Here are the questions:

Calculus integral problems. Please help I would appreciate.?


1. Consider f(x)= 1/x on [1,3]. Use four sub-intervals to approximate the integral from 1 to 3 f(x)dx by using the Midpoint Rule.

2. Suppose f(x) is a continuous even function and that the integral from 0 to 6 f(x)dx=96 and the integral from 0 to -2 f(x)dx =10. Find the integral from -2 to -6 f(x)dx.

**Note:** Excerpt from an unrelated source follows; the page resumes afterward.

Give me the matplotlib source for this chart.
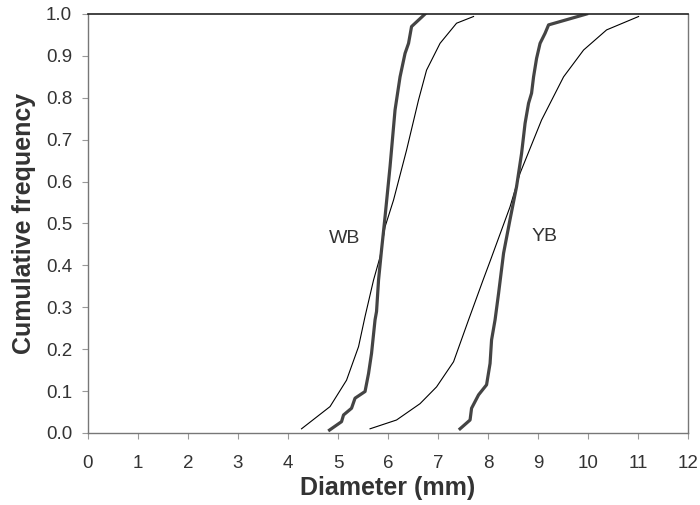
import matplotlib
matplotlib.use("Agg")
import matplotlib.pyplot as plt

# === DATA ===
# WB observed (thick) and fitted (thin)
wb_obs_x = [4.83, 5.07, 5.11, 5.27, 5.34, 5.54, 5.61, 5.67, 5.74, 5.77, 5.81,
            5.87, 5.94, 6.04, 6.14, 6.24, 6.34, 6.41, 6.47, 6.74]
wb_obs_y = [0.007, 0.027, 0.043, 0.059, 0.083, 0.099, 0.142, 0.19, 0.27, 0.29, 0.365,
            0.437, 0.516, 0.636, 0.771, 0.85, 0.906, 0.93, 0.97, 1.0]
wb_fit_x = [4.27, 4.84, 5.17, 5.41, 5.54, 5.71, 5.84, 5.94, 6.11, 6.37, 6.61,
            6.77, 7.04, 7.37, 7.71]
wb_fit_y = [0.01, 0.063, 0.126, 0.206, 0.278, 0.365, 0.42, 0.492, 0.556, 0.675, 0.795,
            0.866, 0.93, 0.978, 0.994]

# YB observed (thick) and fitted (thin)
yb_obs_x = [7.44, 7.64, 7.67, 7.81, 7.97, 8.04, 8.07, 8.14, 8.21, 8.31, 8.44,
            8.57, 8.67, 8.74, 8.81, 8.87, 8.91, 8.97, 9.04, 9.14, 9.21, 9.97]
yb_obs_y = [0.01, 0.031, 0.059, 0.091, 0.115, 0.166, 0.222, 0.27, 0.333, 0.429, 0.51,
            0.588, 0.667, 0.739, 0.787, 0.811, 0.85, 0.894, 0.93, 0.954, 0.974, 1.0]
yb_fit_x = [5.64, 6.17, 6.64, 6.97, 7.31, 7.61, 7.90, 8.05, 8.44, 8.64,
            9.07, 9.51, 9.91, 10.37, 11.01]
yb_fit_y = [0.01, 0.031, 0.07, 0.11, 0.17, 0.27, 0.365, 0.413, 0.54, 0.62,
            0.747, 0.85, 0.914, 0.962, 0.994]

x_ticks = list(range(0, 13))
y_ticks = [i / 10 for i in range(0, 11)]

# === PLOT ===
plt.rcParams['font.family'] = ['Liberation Sans', 'DejaVu Sans']

fig = plt.figure(figsize=(7.0, 5.05), dpi=100)
ax = fig.add_axes([0.1257, 0.1426, 0.8573, 0.8297])

ax.plot(wb_fit_x, wb_fit_y, color='black', lw=0.8)
ax.plot(yb_fit_x, yb_fit_y, color='black', lw=0.8)
ax.plot(wb_obs_x, wb_obs_y, color='#444444', lw=2.3, solid_joinstyle='round')
ax.plot(yb_obs_x, yb_obs_y, color='#444444', lw=2.3, solid_joinstyle='round')

ax.text(5.13, 0.465, 'WB', fontsize=14, color='#333333', ha='center', va='center')
ax.text(9.12, 0.468, 'YB', fontsize=14, color='#333333', ha='center', va='center')

ax.set_xlim(0, 12)
ax.set_ylim(0, 1)
ax.set_xticks(x_ticks)
ax.set_yticks(y_ticks)
ax.set_yticklabels([f"{v:.1f}" for v in y_ticks])
ax.tick_params(direction='out', width=0.8, color='#999999',
               labelsize=13.5, labelcolor='#333333')
ax.tick_params(axis='x', length=4.5, pad=11)
ax.tick_params(axis='y', length=4, pad=7.5)

for side in ['left', 'right', 'bottom']:
    ax.spines[side].set_color('#777777')
    ax.spines[side].set_linewidth(1.0)
ax.spines['top'].set_color('#222222')
ax.spines['top'].set_linewidth(1.2)

ax.set_xlabel('Diameter (mm)', fontsize=18, fontweight='bold', color='#333333', labelpad=3)
ax.set_ylabel('Cumulative frequency', fontsize=18, fontweight='bold', color='#333333', labelpad=7)

fig.savefig('out.png', dpi=100)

I have posted a link there to this thread so the OP can see my work.

 

[MarkFL]

Hello Angelina Lopez,

1.) The Midpoint Rule is the approximation \(\displaystyle \int_a^b f(x)\,dx\approx M_n\) where:

\(\displaystyle M_n=\frac{b-a}{n}\left(f\left(\frac{x_0+x_1}{2} \right)+f\left(\frac{x_1+x_2}{2} \right)+\cdots+f\left(\frac{x_{n-1}+x_n}{2} \right) \right)\)

In our case, we have:

\(\displaystyle a=1,\,b=3,\,n=4,\,f(x)=\frac{1}{x},\,x_k=a+\frac{b-a}{n}k=\frac{k+2}{2}\)

Hence:

\(\displaystyle \frac{x_{k-1}+x_k}{2}=\frac{\dfrac{(k-1)+2}{2}+\dfrac{k+2}{2}}{2}=\frac{2k+3}{4}\)

and so:

\(\displaystyle f\left(\frac{x_{k-1}+x_k}{2} \right)=\frac{4}{2k+3}\)

Thus:

\(\displaystyle M_4=\frac{3-1}{4}\sum_{k=1}^4\left(\frac{4}{2k+3} \right)=2\sum_{k=1}^4\left(\frac{1}{2k+3} \right)\)

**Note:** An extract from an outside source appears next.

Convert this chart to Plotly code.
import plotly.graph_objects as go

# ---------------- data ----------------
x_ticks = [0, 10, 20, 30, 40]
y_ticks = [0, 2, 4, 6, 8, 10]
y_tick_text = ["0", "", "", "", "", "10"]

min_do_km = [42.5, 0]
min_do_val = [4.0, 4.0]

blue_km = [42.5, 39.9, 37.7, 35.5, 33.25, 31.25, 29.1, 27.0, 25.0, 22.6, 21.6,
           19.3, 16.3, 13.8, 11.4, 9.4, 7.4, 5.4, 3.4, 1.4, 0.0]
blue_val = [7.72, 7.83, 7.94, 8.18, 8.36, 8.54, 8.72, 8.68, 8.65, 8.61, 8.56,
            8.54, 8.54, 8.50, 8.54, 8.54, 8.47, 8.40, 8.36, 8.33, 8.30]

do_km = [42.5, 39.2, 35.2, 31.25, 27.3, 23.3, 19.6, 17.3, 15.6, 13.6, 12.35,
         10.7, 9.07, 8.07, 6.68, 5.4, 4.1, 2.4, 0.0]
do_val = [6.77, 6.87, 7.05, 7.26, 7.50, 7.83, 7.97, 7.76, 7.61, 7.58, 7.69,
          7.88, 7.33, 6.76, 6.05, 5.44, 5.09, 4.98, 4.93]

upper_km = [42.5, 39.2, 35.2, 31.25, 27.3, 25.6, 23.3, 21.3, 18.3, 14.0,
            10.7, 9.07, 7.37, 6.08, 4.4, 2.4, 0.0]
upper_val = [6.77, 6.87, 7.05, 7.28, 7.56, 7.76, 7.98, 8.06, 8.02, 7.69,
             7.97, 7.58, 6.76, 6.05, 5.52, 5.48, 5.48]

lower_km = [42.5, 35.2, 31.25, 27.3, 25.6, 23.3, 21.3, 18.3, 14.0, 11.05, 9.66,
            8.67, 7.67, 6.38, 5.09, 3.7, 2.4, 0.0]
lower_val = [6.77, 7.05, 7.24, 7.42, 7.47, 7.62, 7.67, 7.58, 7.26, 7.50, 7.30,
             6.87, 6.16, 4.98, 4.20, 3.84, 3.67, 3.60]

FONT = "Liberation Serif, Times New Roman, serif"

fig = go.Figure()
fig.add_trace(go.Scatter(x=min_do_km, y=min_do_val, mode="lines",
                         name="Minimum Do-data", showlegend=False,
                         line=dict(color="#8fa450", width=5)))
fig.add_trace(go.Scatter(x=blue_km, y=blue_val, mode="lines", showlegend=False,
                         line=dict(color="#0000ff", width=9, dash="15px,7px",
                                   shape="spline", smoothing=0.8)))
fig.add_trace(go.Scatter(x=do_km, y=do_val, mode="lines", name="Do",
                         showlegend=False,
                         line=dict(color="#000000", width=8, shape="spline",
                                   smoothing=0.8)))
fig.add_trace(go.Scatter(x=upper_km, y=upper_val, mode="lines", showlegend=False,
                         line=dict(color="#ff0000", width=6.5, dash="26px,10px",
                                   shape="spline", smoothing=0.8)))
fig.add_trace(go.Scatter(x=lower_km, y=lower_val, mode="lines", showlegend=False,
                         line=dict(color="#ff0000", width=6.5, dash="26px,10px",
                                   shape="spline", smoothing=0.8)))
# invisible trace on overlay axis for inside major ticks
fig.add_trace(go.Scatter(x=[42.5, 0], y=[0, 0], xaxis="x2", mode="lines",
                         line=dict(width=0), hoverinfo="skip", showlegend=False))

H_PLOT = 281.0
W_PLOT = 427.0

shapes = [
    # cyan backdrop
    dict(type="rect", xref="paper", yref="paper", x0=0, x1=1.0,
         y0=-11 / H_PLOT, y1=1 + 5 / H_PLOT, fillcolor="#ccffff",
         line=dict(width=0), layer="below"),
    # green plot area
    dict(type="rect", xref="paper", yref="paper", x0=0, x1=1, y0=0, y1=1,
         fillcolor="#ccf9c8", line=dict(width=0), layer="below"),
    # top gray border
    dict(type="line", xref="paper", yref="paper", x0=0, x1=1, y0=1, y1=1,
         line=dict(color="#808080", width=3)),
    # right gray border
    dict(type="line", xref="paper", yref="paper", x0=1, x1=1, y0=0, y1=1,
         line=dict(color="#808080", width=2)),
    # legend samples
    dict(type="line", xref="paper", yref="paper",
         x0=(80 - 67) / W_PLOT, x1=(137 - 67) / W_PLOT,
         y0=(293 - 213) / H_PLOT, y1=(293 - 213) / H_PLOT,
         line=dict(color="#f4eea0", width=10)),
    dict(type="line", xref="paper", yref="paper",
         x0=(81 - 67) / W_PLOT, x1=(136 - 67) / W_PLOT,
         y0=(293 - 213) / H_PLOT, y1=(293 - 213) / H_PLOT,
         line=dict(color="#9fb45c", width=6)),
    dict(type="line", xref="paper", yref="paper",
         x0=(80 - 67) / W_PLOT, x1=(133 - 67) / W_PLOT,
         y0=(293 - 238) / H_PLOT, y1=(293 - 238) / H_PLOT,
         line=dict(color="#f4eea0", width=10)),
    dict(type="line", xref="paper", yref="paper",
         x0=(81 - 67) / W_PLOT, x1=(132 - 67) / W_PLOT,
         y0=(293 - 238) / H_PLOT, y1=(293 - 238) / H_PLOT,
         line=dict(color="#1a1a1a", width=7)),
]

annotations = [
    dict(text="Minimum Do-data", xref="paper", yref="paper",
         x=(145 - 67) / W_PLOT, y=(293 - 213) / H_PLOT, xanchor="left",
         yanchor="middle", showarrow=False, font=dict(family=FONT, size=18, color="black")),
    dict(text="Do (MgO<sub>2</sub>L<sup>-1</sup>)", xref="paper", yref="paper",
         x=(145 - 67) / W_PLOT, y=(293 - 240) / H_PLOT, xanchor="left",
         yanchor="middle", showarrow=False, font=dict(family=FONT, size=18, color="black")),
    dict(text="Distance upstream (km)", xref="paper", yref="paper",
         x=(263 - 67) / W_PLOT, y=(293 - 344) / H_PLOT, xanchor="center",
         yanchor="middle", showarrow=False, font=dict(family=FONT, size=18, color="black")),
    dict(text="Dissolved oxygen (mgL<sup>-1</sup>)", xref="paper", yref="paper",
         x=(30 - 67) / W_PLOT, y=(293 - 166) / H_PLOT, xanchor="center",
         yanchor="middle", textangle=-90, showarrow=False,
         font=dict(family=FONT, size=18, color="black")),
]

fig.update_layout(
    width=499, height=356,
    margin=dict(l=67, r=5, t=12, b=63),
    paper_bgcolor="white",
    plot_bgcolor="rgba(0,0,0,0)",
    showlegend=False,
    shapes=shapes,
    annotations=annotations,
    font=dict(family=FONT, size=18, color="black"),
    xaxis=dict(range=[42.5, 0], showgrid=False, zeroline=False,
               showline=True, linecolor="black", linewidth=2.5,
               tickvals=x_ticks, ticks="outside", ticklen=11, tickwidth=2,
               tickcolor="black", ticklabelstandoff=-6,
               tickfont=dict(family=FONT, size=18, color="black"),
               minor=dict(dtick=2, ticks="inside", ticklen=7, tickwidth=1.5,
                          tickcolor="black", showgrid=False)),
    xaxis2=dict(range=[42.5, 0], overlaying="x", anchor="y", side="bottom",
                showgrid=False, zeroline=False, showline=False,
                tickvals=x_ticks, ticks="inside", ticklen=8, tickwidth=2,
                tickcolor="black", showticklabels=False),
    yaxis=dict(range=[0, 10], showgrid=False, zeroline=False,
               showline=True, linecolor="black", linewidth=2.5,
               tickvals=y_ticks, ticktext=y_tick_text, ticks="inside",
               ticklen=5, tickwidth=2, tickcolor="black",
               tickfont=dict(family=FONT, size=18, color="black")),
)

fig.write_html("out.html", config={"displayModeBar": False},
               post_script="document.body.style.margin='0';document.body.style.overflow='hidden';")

\(\displaystyle M_4=2\left(\frac{1}{5}+\frac{1}{7}+\frac{1}{9}+ \frac{1}{11} \right)=\frac{3776}{3465}\)

2.) We are given:

(1) \(\displaystyle f(-x)=f(x)\)

(2) \(\displaystyle \int_0^6 f(x)\,dx=96\)

(3) \(\displaystyle \int_0^{-2} f(x)\,dx=10\)

and we are asked to find:

\(\displaystyle \int_{-2}^{-6} f(x)\,dx\)

From (1) and (2) we know:

\(\displaystyle \int_{-6}^{0} f(x)\,dx=96\)

which we may write as:

\(\displaystyle \int_{-6}^{-2} f(x)\,dx+\int_{-2}^{0} f(x)\,dx=96\)

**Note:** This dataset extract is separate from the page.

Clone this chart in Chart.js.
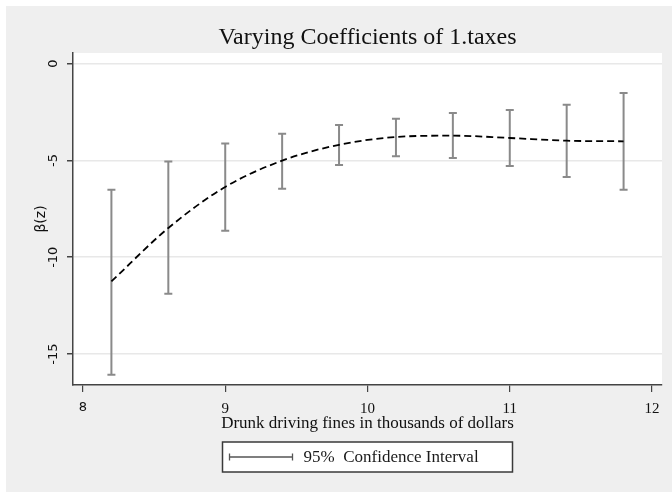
<!DOCTYPE html>
<html>
<head>
<meta charset="utf-8">
<script src="https://cdn.jsdelivr.net/npm/chart.js@4/dist/chart.umd.min.js"></script>
<style>
    html, body { margin: 0; padding: 0; background: #ffffff; }
    #wrap { width: 672px; height: 492px; }
</style>
</head>
<body>
<div id="wrap"><canvas id="coef-chart" width="672" height="492"></canvas></div>
<script>
// Fine levels (thousands of dollars) where the coefficient was estimated
const fineLevels = [8.2, 8.6, 9.0, 9.4, 9.8, 10.2, 10.6, 11.0, 11.4, 11.8];
// Point estimates of beta(z)
const betaValues = [-11.25, -8.49, -6.37, -5.01, -4.19, -3.79, -3.72, -3.84, -3.98, -4.01];
// 95% confidence bounds
const upperBound = [-6.51, -5.05, -4.12, -3.62, -3.17, -2.84, -2.55, -2.39, -2.12, -1.52];
const lowerBound = [-16.07, -11.89, -8.63, -6.46, -5.24, -4.79, -4.87, -5.29, -5.86, -6.51];

// Tick labels
const xTicks = [8, 9, 10, 11, 12];
const yTicks = [0, -5, -10, -15];

const legendText = '95%  Confidence Interval';

const serif = '"Liberation Serif", "Times New Roman", serif';
const sans = '"DejaVu Sans", Verdana, sans-serif';

// Stata-like background: white frame, grey graph region, white plot region
const backgroundPlugin = {
    id: 'background',
    afterLayout(chart) {
        // centre the title over the plot region, like Stata does
        if (chart.titleBlock) {
            chart.titleBlock.left = chart.chartArea.left;
            chart.titleBlock.right = chart.chartArea.right;
        }
    },
    beforeDraw(chart) {
        const { ctx, width, height, chartArea } = chart;
        ctx.save();
        ctx.fillStyle = '#ffffff';
        ctx.fillRect(0, 0, width, height);
        ctx.fillStyle = '#efefef';
        ctx.fillRect(6, 6, width - 6, height - 6);
        ctx.fillStyle = '#ffffff';
        ctx.fillRect(chartArea.left, chartArea.top, chartArea.right - chartArea.left, chartArea.bottom - chartArea.top);
        ctx.restore();
    }
};

// Error bars drawn through the chart's scales
const errorBarPlugin = {
    id: 'errorBars',
    beforeDatasetsDraw(chart) {
        const { ctx, scales } = chart;
        const cap = 4;
        ctx.save();
        ctx.strokeStyle = '#8a8a8a';
        ctx.lineWidth = 2;
        fineLevels.forEach((x, i) => {
            const px = scales.x.getPixelForValue(x);
            const top = scales.y.getPixelForValue(upperBound[i]);
            const bottom = scales.y.getPixelForValue(lowerBound[i]);
            ctx.beginPath();
            ctx.moveTo(px, top);
            ctx.lineTo(px, bottom);
            ctx.moveTo(px - cap, top);
            ctx.lineTo(px + cap, top);
            ctx.moveTo(px - cap, bottom);
            ctx.lineTo(px + cap, bottom);
            ctx.stroke();
        });
        ctx.restore();
    }
};

// Boxed legend below the x axis title
const legendBoxPlugin = {
    id: 'legendBox',
    afterDraw(chart) {
        const { ctx, chartArea } = chart;
        const cx = (chartArea.left + chartArea.right) / 2;
        const boxW = 290;
        const boxH = 30;
        const left = cx - boxW / 2;
        const top = chartArea.bottom + 57;
        ctx.save();
        ctx.fillStyle = '#ffffff';
        ctx.fillRect(left, top, boxW, boxH);
        ctx.strokeStyle = '#3a3a3a';
        ctx.lineWidth = 1.5;
        ctx.strokeRect(left, top, boxW, boxH);

        const midY = top + boxH / 2;
        const x1 = left + 7;
        const x2 = left + 70;
        ctx.strokeStyle = '#555555';
        ctx.lineWidth = 1.3;
        ctx.beginPath();
        ctx.moveTo(x1, midY);
        ctx.lineTo(x2, midY);
        ctx.moveTo(x1, midY - 3.5);
        ctx.lineTo(x1, midY + 3.5);
        ctx.moveTo(x2, midY - 3.5);
        ctx.lineTo(x2, midY + 3.5);
        ctx.stroke();

        ctx.fillStyle = '#1a1a1a';
        ctx.font = '17px ' + serif;
        ctx.textBaseline = 'middle';
        ctx.textAlign = 'left';
        ctx.fillText(legendText, left + 81, midY + 1);
        ctx.restore();
    }
};

const ctx = document.getElementById('coef-chart').getContext('2d');

const coefChart = new Chart(ctx, {
    type: 'line',
    data: {
        datasets: [{
            label: 'beta(z)',
            data: fineLevels.map((x, i) => ({ x: x, y: betaValues[i] })),
            borderColor: '#000000',
            borderWidth: 1.8,
            borderDash: [7, 4],
            pointRadius: 0,
            fill: false,
            cubicInterpolationMode: 'monotone'
        }]
    },
    options: {
        responsive: false,
        animation: false,
        layout: {
            padding: { left: 0, top: 0, right: 10, bottom: 0 }
        },
        plugins: {
            legend: { display: false },
            tooltip: { enabled: false },
            title: {
                display: true,
                text: 'Varying Coefficients of 1.taxes',
                color: '#111111',
                font: { family: serif, size: 24, weight: 'normal', lineHeight: 1.2 },
                padding: { top: 23.6, bottom: 0.6 }
            }
        },
        scales: {
            x: {
                type: 'linear',
                min: 7.93,
                max: 12.07,
                afterBuildTicks: scale => {
                    scale.ticks = xTicks.map(v => ({ value: v }));
                },
                afterFit: scale => {
                    scale.height = 107;
                },
                border: { display: true, color: '#444444', width: 1.5 },
                grid: {
                    drawOnChartArea: false,
                    drawTicks: true,
                    tickLength: 7,
                    tickColor: '#444444',
                    lineWidth: 1.2
                },
                ticks: {
                    color: '#111111',
                    padding: 8,
                    maxRotation: 0,
                    font: c => ({ family: c.tick && c.tick.value === 8 ? sans : serif, size: c.tick && c.tick.value === 8 ? 13 : 15 })
                },
                title: {
                    display: true,
                    text: 'Drunk driving fines in thousands of dollars',
                    color: '#111111',
                    font: { family: serif, size: 17, lineHeight: 1.2 },
                    padding: { top: 0, bottom: 57.8 }
                }
            },
            y: {
                type: 'linear',
                min: -16.6,
                max: 0.55,
                afterBuildTicks: scale => {
                    scale.ticks = yTicks.map(v => ({ value: v }));
                },
                afterFit: scale => {
                    scale.width = 73;
                },
                border: { display: true, color: '#444444', width: 1.5 },
                grid: {
                    drawOnChartArea: true,
                    color: '#e8e8e8',
                    lineWidth: 1.5,
                    drawTicks: true,
                    tickLength: 6,
                    tickColor: '#444444'
                },
                ticks: {
                    color: '#111111',
                    minRotation: 90,
                    maxRotation: 90,
                    crossAlign: 'center',
                    padding: 3,
                    font: { family: sans, size: 13 }
                },
                title: {
                    display: true,
                    text: 'β(z)',
                    color: '#111111',
                    font: { family: sans, size: 14, lineHeight: 1.2 },
                    padding: { top: 32.5, bottom: 0 }
                }
            }
        }
    },
    plugins: [backgroundPlugin, errorBarPlugin, legendBoxPlugin]
});
</script>
</body>
</html>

Using \(\displaystyle \int_a^b g(x)\,dx=-\int_b^a g(x)\,dx\) this becomes:

\(\displaystyle -\int_{-2}^{-6} f(x)\,dx-\int_{0}^{-2} f(x)\,dx=96\)

Using (3), we obtain:

\(\displaystyle -\int_{-6}^{-2} f(x)\,dx-10=96\)

Hence:

\(\displaystyle \int_{-6}^{-2} f(x)\,dx=-106\)